Sugar bowl with cover
Not on view
Europeans not only used sugar to sweeten coffee, tea, and chocolate imported from the Americas, India, and East Asia, but also to complement savory dishes and flavor fruit and desserts. The taste for sugar drove a rapid expansion of enslaved labor in the Caribbean.
Crystallized sugar was shipped in hard, paper-wrapped cones which had to be broken or cut into small pieces. Served in a bowl, small lumps of sugar were offered with tea and coffee, the hot liquids quickly dissolving the lumps of sugar. Alternatively, the imported sugar was refined in France and crushed into a fine powder for use as a condiment during the meal.

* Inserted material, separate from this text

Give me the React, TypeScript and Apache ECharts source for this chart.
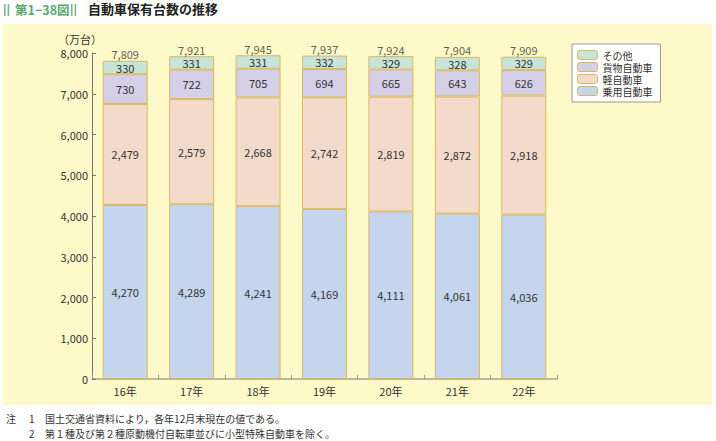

This required a different type of serving vessel: either a caster with an openwork lid for sprinkling, or a lidded bowl with a pierced spoon for dusting.
From about 1770, a form of sugar container which was popular in England, became fashionable in France. This model consisted of a blue glass liner set in a small openwork silver basket, as seen in this example by the silversmith Jacques Favre of 1779-1780. The decoration fully embraces the neo-classical design vocabulary of tassels, bows, scrolls and architectural references. The finial has the shape of a cluster of strawberries; their sweetness indicates the vessel’s function as a container for sugar.
Daughter of one of the founders of the Weyerhaeuser Timber Company, Catherine D. Wentworth (1865–1948) was an art student and painter who lived in France for thirty years. She became one of the most important American collectors of eighteenth-century French silver and on her death in 1948 bequeathed part of her significant collection of silver, gold boxes, French furniture, and textiles to the Metropolitan Museum.